I will be using it to navigate movie choices, and since there are 1,212 titles on the master list, it’s gonna to be a multi-year journey. The source lists are “greatest films” publications from the American Film Institute, the Writer’s Guild of America, The Sight & Sound Top 50, The Guardian, and 1001 Movies to See Before You Die.
I will be moving through the master list watching the films that many film experts, critics, and screenwriters agree are the best movies ever made.
What Movies Are On All ‘Greatest Films’ Lists?
Using Python in a Jupyter Notebook, I imported the csv as as a pandas dataframe and performed a basic query to find which movies appear on every list.
There are 7 films that appear on every list and they are: Citizen Kane, The Searchers, Some Like It Hot, Psycho, The Godfather: Part I, The Godfather: Part II, and Apocalypse Now.
I’ve seen all those films, so I used another query to find which movies appear on 6 of the 7 lists. (I dropped the Sight & Sound Top 50 list.)
The movies on 6 out of 7 lists were: Gone With the Wind, The Wizard of Oz, Casablanca, Double Indemnity, North by Northwest, The Apartment, Dr.
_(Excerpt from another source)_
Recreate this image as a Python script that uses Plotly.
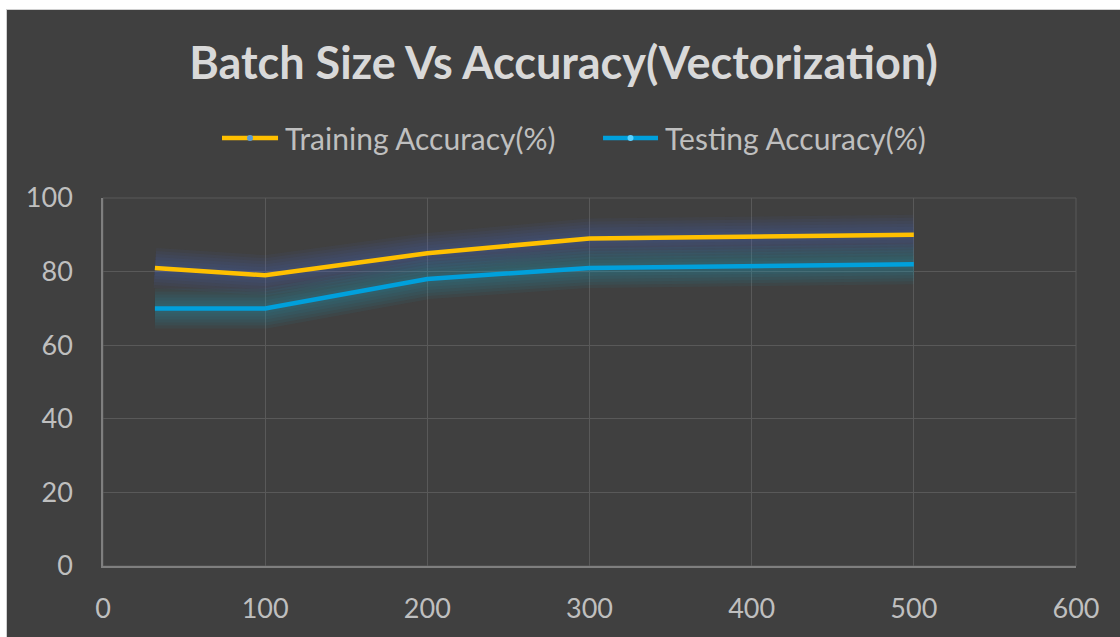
import plotly.graph_objects as go

FONT_FAMILY = "Lato, 'Open Sans', sans-serif"

batch_size = [32, 100, 200, 300, 500]
training_acc = [81, 79, 85, 89, 90]
testing_acc = [70, 70, 78, 81, 82]
series_names = ["Training Accuracy(%)", "Testing Accuracy(%)"]

YELLOW = "#FFC000"
BLUE = "#00A0DC"
BG = "#404040"
GRID = "#595959"
TEXT = "#BFBFBF"

fig = go.Figure()

# soft glow under each line
for series, glow in [(training_acc, "rgba(70,110,200,0.065)"), (testing_acc, "rgba(30,160,200,0.065)")]:
    for w in (40, 34, 28, 22, 16, 10):
        fig.add_trace(go.Scatter(x=batch_size, y=series, mode="lines", showlegend=False,
                                 hoverinfo="skip", line={"color": glow, "width": w}))

fig.add_trace(go.Scatter(x=batch_size, y=training_acc, mode="lines", showlegend=False,
                         name=series_names[0], line={"color": YELLOW, "width": 4.5}))
fig.add_trace(go.Scatter(x=batch_size, y=testing_acc, mode="lines", showlegend=False,
                         name=series_names[1], line={"color": BLUE, "width": 4.5}))

# frame of the plot area in grid colour (top / right edges)
fig.add_shape(type="rect", xref="paper", yref="paper", x0=0, x1=1, y0=0, y1=1,
              line={"color": GRID, "width": 1}, layer="below")

# hand-made legend (Excel style: long line with a dot in the middle)
LEG_Y = 1.163
legend_items = [
    (series_names[0], YELLOW, "#5B9BD5", 0.1223, 0.1799, 0.185),
    (series_names[1], BLUE, "#5AD2FF", 0.5139, 0.5704, 0.5755),
]
for name, color, dot, x0, x1, xt in legend_items:
    fig.add_shape(type="line", xref="paper", yref="paper", x0=x0, x1=x1, y0=LEG_Y, y1=LEG_Y,
                  line={"color": color, "width": 4.5})
    xm = (x0 + x1) / 2
    fig.add_shape(type="circle", xref="paper", yref="paper",
                  x0=xm - 3 / 973, x1=xm + 3 / 973, y0=LEG_Y - 3 / 368, y1=LEG_Y + 3 / 368,
                  fillcolor=dot, line={"width": 0})
    fig.add_annotation(text=name, xref="paper", yref="paper", x=xt, y=LEG_Y, xanchor="left",
                       yanchor="middle", showarrow=False, font={"size": 30, "color": TEXT})

fig.update_layout(
    width=1113,
    height=627,
    margin={"l": 96, "r": 44, "t": 188, "b": 71, "autoexpand": False},
    paper_bgcolor=BG,
    plot_bgcolor=BG,
    font={"family": FONT_FAMILY, "color": TEXT},
    title={"text": "<b>Batch Size Vs Accuracy(Vectorization)</b>", "x": 0.5, "xanchor": "center",
           "y": 1 - 53 / 627, "yanchor": "middle",
           "font": {"size": 45, "color": "#D9D9D9", "family": FONT_FAMILY}},
    showlegend=False,
)
fig.update_xaxes(range=[0, 600], dtick=100, tick0=0, showgrid=True, gridcolor=GRID, gridwidth=1,
                 zeroline=False, showline=True, linecolor="#7F7F7F", linewidth=1.5, automargin=False,
                 ticks="", ticklabelstandoff=18, tickfont={"size": 27, "color": TEXT})
fig.update_yaxes(range=[0, 100], dtick=20, tick0=0, showgrid=True, gridcolor=GRID, gridwidth=1,
                 zeroline=False, showline=True, linecolor="#7F7F7F", linewidth=1.5, automargin=False,
                 ticks="", ticklabelstandoff=23, tickfont={"size": 27, "color": TEXT})

fig.write_html(
    "out.html",
    post_script="document.body.style.margin='9px 0 0 6px';document.body.style.overflow='hidden';"
                "var d=document.querySelector('.plotly-graph-div');"
                "d.style.borderLeft='1px solid #D0D0D0';d.style.borderTop='1px solid #D0D0D0';",
)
Strangelove, The Graduate, Butch Cassidy and the Sundance Kid, The Wild Bunch, Chinatown, Annie Hall, Star Wars, Raiders of the Lost Ark, E.T. The Extra Terrestrial, Goodfellas, and Pulp Fiction.
I’m going to start this hero’s journey through cinema history with North by Northwest. It’s the oldest movie that I haven’t seen yet that appears on 6 out of 7 of the greatest films of all time lists.
To get a sense for when the films on these lists were released, I used a plotting library with Python called matplotlib to make a histogram of the numbers of movies on the list by release year.
I also made a histogram of the number of movies that have particular star ratings on IMDB. The mean IMDB user rating for the films on the master list is 7.7 stars (SD = .54) and the mean Metascore rating is 79 (SD = 10.7).
What sources do you use for picking the next movie you see? Rotten Tomatoes Percent Fresh score, IMDB star rating, or a list you keep around? How many of the top 7 have you seen?